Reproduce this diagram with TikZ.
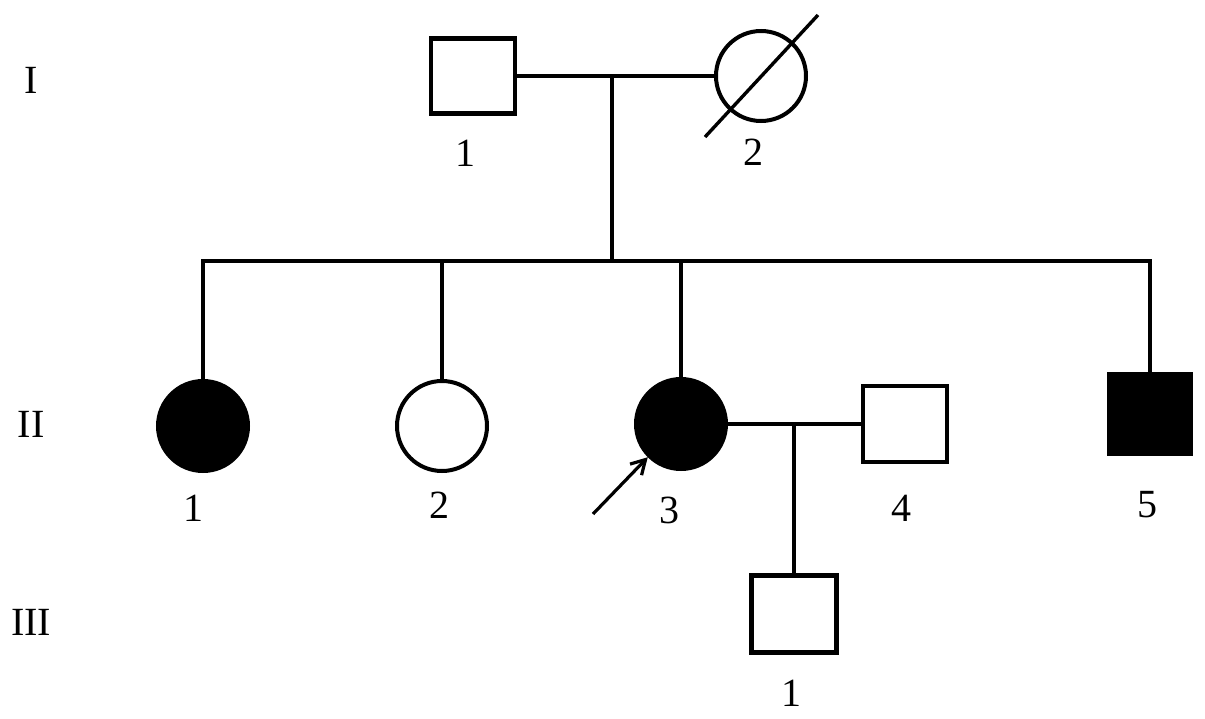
\documentclass[tikz,border=0pt]{standalone}
\usepackage{fontspec}
\setmainfont{Liberation Serif}
\usetikzlibrary{arrows.meta}
\begin{document}
\begin{tikzpicture}[x=1pt,y=-1pt,
  male/.style={draw=black,line width=4.2pt,rectangle,minimum width=84pt,minimum height=75pt,inner sep=0pt,fill=white},
  female/.style={draw=black,line width=4pt,circle,minimum size=90pt,inner sep=0pt,fill=white},
  affected/.style={fill=black},
  link/.style={line width=3.5pt,line cap=rect},
  lbl/.style={inner sep=0pt,font=\fontsize{40}{40}\selectfont}]
\useasboundingbox (0,0) rectangle (1205,718);
\fill[white] (0,0) rectangle (1205,718);

% generation labels
\node[lbl] (g1) at (31,80) {I};
\node[lbl] (g2) at (31,424) {II};
\node[lbl] (g3) at (31,622) {III};

% individuals
\node[male] (i1) at (473,76) {};
\node[female] (i2) at (761,76) {};
\node[female,affected] (ii1) at (203,426) {};
\node[female] (ii2) at (442,426) {};
\node[female,affected] (ii3) at (681,424) {};
\node[male,minimum width=84pt,minimum height=76pt] (ii4) at (905,424) {};
\node[male,affected,minimum width=82pt,minimum height=80pt] (ii5) at (1150,414) {};
\node[male,minimum width=85pt,minimum height=77pt] (iii1) at (794,614) {};

% numbers
\node[lbl] (n11) at (465,153) {1};
\node[lbl] (n12) at (753,152) {2};
\node[lbl] (n21) at (193,508) {1};
\node[lbl] (n22) at (439,505) {2};
\node[lbl] (n23) at (669,510) {3};
\node[lbl] (n24) at (901,508) {4};
\node[lbl] (n25) at (1147,505) {5};
\node[lbl] (n31) at (791,693) {1};

% coordinates
\coordinate (m1) at (612,76);
\coordinate (s1) at (612,261);
\coordinate (sl) at (203,261);
\coordinate (sr) at (1150,261);
\coordinate (m2) at (794,424);
\coordinate (ar) at (593,514);
\coordinate (d1) at (705,137);
\coordinate (d2) at (818,15);

% connectors
\draw[link] (i1.east) -- (i2.west);
\draw[link] (m1) -- (s1);
\draw[link] (sl) -- (sr);
\draw[link] (sl) -- (ii1.north);
\draw[link] (ii2.north |- sl) -- (ii2.north);
\draw[link] (ii3.north |- sl) -- (ii3.north);
\draw[link] (sr) -- (ii5.north);
\draw[link] (ii3.east) -- (ii4.west);
\draw[link] (m2) -- (iii1.north);

% deceased slash
\draw[line width=3.4pt] (d1) -- (d2);

% proband arrow
\draw[line width=3.2pt,-{Straight Barb[length=14pt,width=16pt,line width=3.2pt]}] (ar) -- (ii3.225);
\end{tikzpicture}
\end{document}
---------------
▶ _REQUIRED TASK_
Repeat the data exactly, without the pictures.

▶ _ANSWER TO THIS TASK_
Reproduce this diagram with TikZ.
\documentclass[tikz,border=0pt]{standalone}
\usepackage{fontspec}
\setmainfont{Liberation Serif}
\usetikzlibrary{arrows.meta}
\begin{document}
\begin{tikzpicture}[x=1pt,y=-1pt,
  male/.style={draw=black,line width=4.2pt,rectangle,minimum width=84pt,minimum height=75pt,inner sep=0pt,fill=white},
  female/.style={draw=black,line width=4pt,circle,minimum size=90pt,inner sep=0pt,fill=white},
  affected/.style={fill=black},
  link/.style={line width=3.5pt,line cap=rect},
  lbl/.style={inner sep=0pt,font=\fontsize{40}{40}\selectfont}]
\useasboundingbox (0,0) rectangle (1205,718);
\fill[white] (0,0) rectangle (1205,718);

% generation labels
\node[lbl] (g1) at (31,80) {I};
\node[lbl] (g2) at (31,424) {II};
\node[lbl] (g3) at (31,622) {III};

% individuals
\node[male] (i1) at (473,76) {};
\node[female] (i2) at (761,76) {};
\node[female,affected] (ii1) at (203,426) {};
\node[female] (ii2) at (442,426) {};
\node[female,affected] (ii3) at (681,424) {};
\node[male,minimum width=84pt,minimum height=76pt] (ii4) at (905,424) {};
\node[male,affected,minimum width=82pt,minimum height=80pt] (ii5) at (1150,414) {};
\node[male,minimum width=85pt,minimum height=77pt] (iii1) at (794,614) {};

% numbers
\node[lbl] (n11) at (465,153) {1};
\node[lbl] (n12) at (753,152) {2};
\node[lbl] (n21) at (193,508) {1};
\node[lbl] (n22) at (439,505) {2};
\node[lbl] (n23) at (669,510) {3};
\node[lbl] (n24) at (901,508) {4};
\node[lbl] (n25) at (1147,505) {5};
\node[lbl] (n31) at (791,693) {1};

% coordinates
\coordinate (m1) at (612,76);
\coordinate (s1) at (612,261);
\coordinate (sl) at (203,261);
\coordinate (sr) at (1150,261);
\coordinate (m2) at (794,424);
\coordinate (ar) at (593,514);
\coordinate (d1) at (705,137);
\coordinate (d2) at (818,15);

% connectors
\draw[link] (i1.east) -- (i2.west);
\draw[link] (m1) -- (s1);
\draw[link] (sl) -- (sr);
\draw[link] (sl) -- (ii1.north);
\draw[link] (ii2.north |- sl) -- (ii2.north);
\draw[link] (ii3.north |- sl) -- (ii3.north);
\draw[link] (sr) -- (ii5.north);
\draw[link] (ii3.east) -- (ii4.west);
\draw[link] (m2) -- (iii1.north);

% deceased slash
\draw[line width=3.4pt] (d1) -- (d2);

% proband arrow
\draw[line width=3.2pt,-{Straight Barb[length=14pt,width=16pt,line width=3.2pt]}] (ar) -- (ii3.225);
\end{tikzpicture}
\end{document}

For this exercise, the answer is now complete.